Kenyan organisations were hit by about 37.1 million cyber threats in the last three months of last year compared to the previous quarter, representing a 47.3 percent increase.
New data from the Communications Authority of Kenya (CA) shows that its incident response centre detected growing cases of malware, web application attacks, system misconfiguration and online abuse.
The CA’s cyber intelligence team consequently issued 16,637 cyber threat advisories to the affected, a 2.8 percent increase from the 17,127 alerts between July and September 2019.
“During the period between October and December 2019, the National Kenya Computer Incident Response Team/Coordination Centre detected 37.1 million cyber threat events as compared to 25.2 million cyber threat events detected in the period July — September 2019,” said the CA.
“This was a 47.3 percent increase as compared to the previous quarter, which is attributed to an exponentially high number of malware threats detected, as demonstrated by increased number of cyber threat advisories issued during the quarter.”
The rise in cyber threats has forced firms, especially in the financial sector, to be vigilant and created businesses opportunities for others as they spent more on protection.
Kenyan businesses lose billions of shillings and troves of sensitive information to hackers every year, according to experts and various reports.

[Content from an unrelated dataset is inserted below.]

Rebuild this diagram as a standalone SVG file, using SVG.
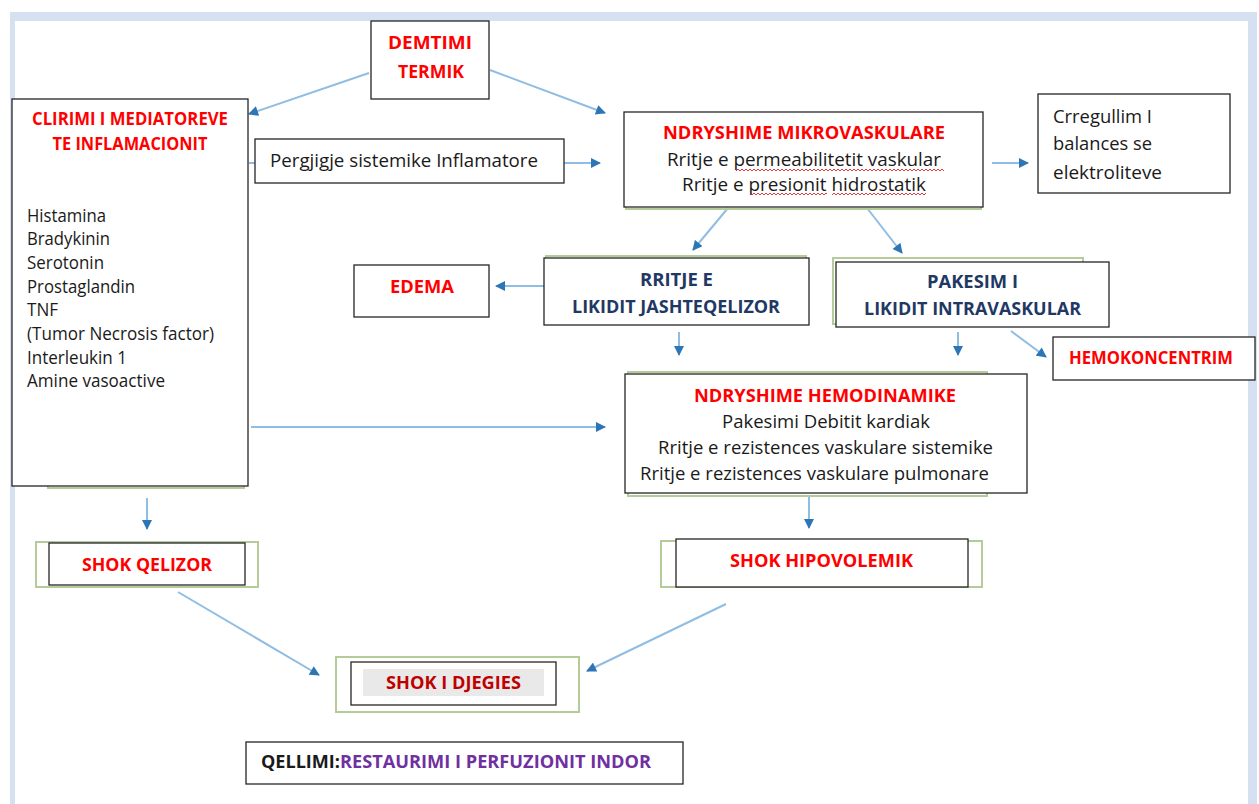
<svg xmlns="http://www.w3.org/2000/svg" width="1259" height="804" viewBox="0 0 1259 804">
<style>
.box{fill:#fff;stroke:#262626;stroke-width:1.3}
.gs{fill:none;stroke:#b3cc9a;stroke-width:2}
.t{font-family:"Open Sans","Liberation Sans",sans-serif;font-size:18px;fill:#1a1a1a}
.b{font-weight:bold}
.red{fill:#ff0000}
.navy{fill:#1f3864}
.dred{fill:#c00000}
.pur{fill:#7030a0}
.c{text-anchor:middle}
.ln{stroke:#8fbde3;stroke-width:2;fill:none;marker-end:url(#ah)}
</style>
<defs>
<marker id="ah" viewBox="0 0 10 10" refX="9" refY="5" markerWidth="11" markerHeight="10" markerUnits="userSpaceOnUse" orient="auto">
<path d="M0,0 L10,5 L0,10 z" fill="#2e75b6"/>
</marker>
<pattern id="sq" patternUnits="userSpaceOnUse" width="4" height="4">
<polyline points="0,3 2,1 4,3" fill="none" stroke="#e02020" stroke-width="0.9"/>
</pattern>
</defs>
<rect x="10" y="12" width="1247" height="800" fill="#d5e0f1"/>
<rect x="15" y="21" width="1233" height="790" fill="#fff"/>

<g id="connectors">
<line class="ln" x1="369" y1="73" x2="249" y2="114"/>
<line class="ln" x1="490" y1="70" x2="605" y2="113"/>
<line class="ln" x1="249" y1="163" x2="600" y2="163"/>
<line class="ln" x1="992" y1="163" x2="1028" y2="163"/>
<line class="ln" x1="728" y1="208" x2="693" y2="250"/>
<line class="ln" x1="867" y1="208" x2="902" y2="253"/>
<line class="ln" x1="544" y1="286" x2="496" y2="286"/>
<line class="ln" x1="679" y1="332" x2="679" y2="355"/>
<line class="ln" x1="958" y1="332" x2="958" y2="355"/>
<line class="ln" x1="1011" y1="331" x2="1046" y2="357"/>
<line class="ln" x1="251" y1="427" x2="605" y2="427"/>
<line class="ln" x1="147" y1="498" x2="147" y2="529"/>
<line class="ln" x1="809" y1="497" x2="809" y2="528"/>
<line class="ln" x1="178" y1="592" x2="319" y2="675"/>
<line class="ln" x1="726" y1="604" x2="587" y2="671"/>
</g>

<g id="demtimi">
<rect class="box" x="371" y="21" width="118" height="78"/>
<text class="t b red c" x="430" y="49" textLength="84" lengthAdjust="spacingAndGlyphs">DEMTIMI</text>
<text class="t b red c" x="431" y="78" textLength="66" lengthAdjust="spacingAndGlyphs">TERMIK</text>
</g>

<g id="clirimi">
<rect class="gs" x="48" y="100" width="196" height="388"/>
<rect class="box" x="12" y="99" width="236" height="387"/>
<text class="t b red c" x="130" y="125" textLength="196" lengthAdjust="spacingAndGlyphs">CLIRIMI I MEDIATOREVE</text>
<text class="t b red c" x="130" y="150" textLength="155" lengthAdjust="spacingAndGlyphs">TE INFLAMACIONIT</text>
<text class="t" x="27" y="221.5" textLength="79" lengthAdjust="spacingAndGlyphs">Histamina</text>
<text class="t" x="27" y="245.2" textLength="83" lengthAdjust="spacingAndGlyphs">Bradykinin</text>
<text class="t" x="27" y="268.9" textLength="77" lengthAdjust="spacingAndGlyphs">Serotonin</text>
<text class="t" x="27" y="292.6" textLength="108" lengthAdjust="spacingAndGlyphs">Prostaglandin</text>
<text class="t" x="27" y="316.3" textLength="31" lengthAdjust="spacingAndGlyphs">TNF</text>
<text class="t" x="27" y="340" textLength="187" lengthAdjust="spacingAndGlyphs">(Tumor Necrosis factor)</text>
<text class="t" x="27" y="363.7" textLength="100" lengthAdjust="spacingAndGlyphs">Interleukin 1</text>
<text class="t" x="27" y="387.4" textLength="138" lengthAdjust="spacingAndGlyphs">Amine vasoactive</text>
</g>

<g id="pergjigje">
<rect class="box" x="255" y="139" width="309" height="44"/>
<text class="t" x="270" y="167" textLength="268" lengthAdjust="spacingAndGlyphs">Pergjigje sistemike Inflamatore</text>
</g>

<g id="mikrovaskulare">
<rect class="gs" x="626" y="113" width="355" height="96"/>
<rect class="box" x="624" y="112" width="359" height="95"/>
<text class="t b red c" x="804" y="139" textLength="282" lengthAdjust="spacingAndGlyphs">NDRYSHIME MIKROVASKULARE</text>
<text class="t c" x="804" y="166" textLength="274" lengthAdjust="spacingAndGlyphs">Rritje e permeabilitetit vaskular</text>
<text class="t c" x="804" y="191" textLength="244" lengthAdjust="spacingAndGlyphs">Rritje e presionit hidrostatik</text>
<rect x="736" y="168" width="208" height="4" fill="url(#sq)"/>
<rect x="751" y="193" width="76" height="4" fill="url(#sq)"/>
<rect x="832" y="193" width="94" height="4" fill="url(#sq)"/>
</g>

<g id="crregullim">
<rect class="box" x="1038" y="94" width="192" height="99"/>
<text class="t" x="1053" y="123" textLength="99" lengthAdjust="spacingAndGlyphs">Crregullim I</text>
<text class="t" x="1053" y="150" textLength="99" lengthAdjust="spacingAndGlyphs">balances se</text>
<text class="t" x="1053" y="179" textLength="109" lengthAdjust="spacingAndGlyphs">elektroliteve</text>
</g>

<g id="edema">
<rect class="box" x="354" y="265" width="135" height="52"/>
<text class="t b red c" x="422" y="293" textLength="64" lengthAdjust="spacingAndGlyphs">EDEMA</text>
</g>

<g id="rritje">
<rect class="gs" x="546" y="256" width="260" height="66"/>
<rect class="box" x="544" y="258" width="265" height="67"/>
<text class="t b navy c" x="676.5" y="286" textLength="73" lengthAdjust="spacingAndGlyphs">RRITJE E</text>
<text class="t b navy c" x="676" y="313" textLength="208" lengthAdjust="spacingAndGlyphs">LIKIDIT JASHTEQELIZOR</text>
</g>

<g id="pakesim">
<rect class="gs" x="833" y="258" width="250" height="66"/>
<rect class="box" x="836" y="262" width="273" height="65"/>
<text class="t b navy c" x="972.5" y="288" textLength="91" lengthAdjust="spacingAndGlyphs">PAKESIM I</text>
<text class="t b navy c" x="972.5" y="315" textLength="217" lengthAdjust="spacingAndGlyphs">LIKIDIT INTRAVASKULAR</text>
</g>

<g id="hemokoncentrim">
<rect class="box" x="1053" y="337" width="202" height="43"/>
<text class="t b red c" x="1151" y="364" textLength="164" lengthAdjust="spacingAndGlyphs">HEMOKONCENTRIM</text>
</g>

<g id="hemodinamike">
<rect class="gs" x="628" y="372" width="359" height="124"/>
<rect class="box" x="625" y="374" width="402" height="119"/>
<text class="t b red c" x="825" y="402" textLength="262" lengthAdjust="spacingAndGlyphs">NDRYSHIME  HEMODINAMIKE</text>
<text class="t c" x="826" y="428" textLength="208" lengthAdjust="spacingAndGlyphs">Pakesimi Debitit kardiak</text>
<text class="t c" x="825.5" y="454" textLength="335" lengthAdjust="spacingAndGlyphs">Rritje e rezistences vaskulare sistemike</text>
<text class="t c" x="814.5" y="480" textLength="349" lengthAdjust="spacingAndGlyphs">Rritje e rezistences vaskulare pulmonare</text>
</g>

<g id="shok-qelizor">
<rect class="gs" x="36" y="542" width="222" height="45"/>
<rect class="box" x="49" y="543" width="196" height="42"/>
<text class="t b red c" x="147" y="571" textLength="130" lengthAdjust="spacingAndGlyphs">SHOK QELIZOR</text>
</g>

<g id="shok-hipovolemik">
<rect class="gs" x="661" y="541" width="321" height="46"/>
<rect class="box" x="676" y="539" width="292" height="48"/>
<text class="t b red c" x="821.5" y="567" textLength="183" lengthAdjust="spacingAndGlyphs">SHOK HIPOVOLEMIK</text>
</g>

<g id="shok-djegies">
<rect class="gs" x="336" y="657" width="243" height="55"/>
<rect class="box" x="351" y="662" width="205" height="43"/>
<rect x="363" y="669" width="181" height="27" fill="#e9e9e9"/>
<text class="t b dred c" x="453.5" y="689" textLength="135" lengthAdjust="spacingAndGlyphs">SHOK I DJEGIES</text>
</g>

<g id="qellimi">
<rect class="box" x="246" y="742" width="437" height="42"/>
<text class="t b" x="261" y="768" font-size="17" textLength="79" lengthAdjust="spacingAndGlyphs">QELLIMI:</text>
<text class="t b pur" x="340" y="768" font-size="17" textLength="311" lengthAdjust="spacingAndGlyphs">RESTAURIMI I PERFUZIONIT INDOR</text>
</g>
</svg>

Kenya lost about Sh18 billion to cybercrime in 2016, according to an ICT security survey conducted by Kenya National Bureau of Statistics (KNBS) and the CA.
The Central Bank of Kenya (CBK) warned in 2017 local lenders are exposed to cyberattacks and ICT-enabled fraud.

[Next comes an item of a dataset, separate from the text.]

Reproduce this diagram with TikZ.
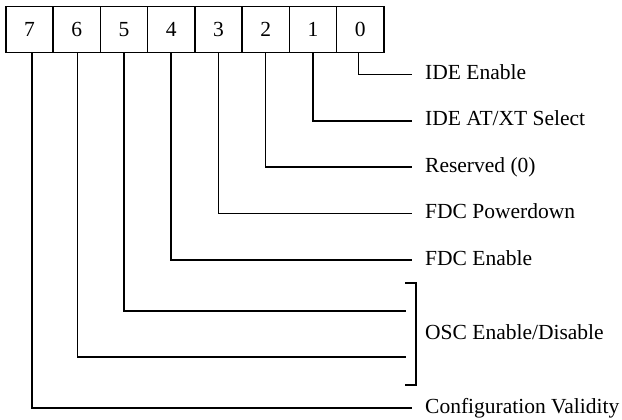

The CBK noted that data on fraud reported to Banking Fraud and Investigation Department indicates cases relating to computer, mobile and Internet banking are rising.
The industry regulator has since launched cyber security guidelines to help banks deal with cybercrimes and prepare for emerging threats.
Kenyan banks were among the institutions targeted in a large-scale attack against computers worldwide, ICT Secretary Joe Mucheru said in 2017.
A computer virus called “WannaCry” spread through e-mail crippled all services at public hospitals in the UK, froze some computers used by the Russian Interior ministry, impaired operations in German train stations among other disastrous outcomes.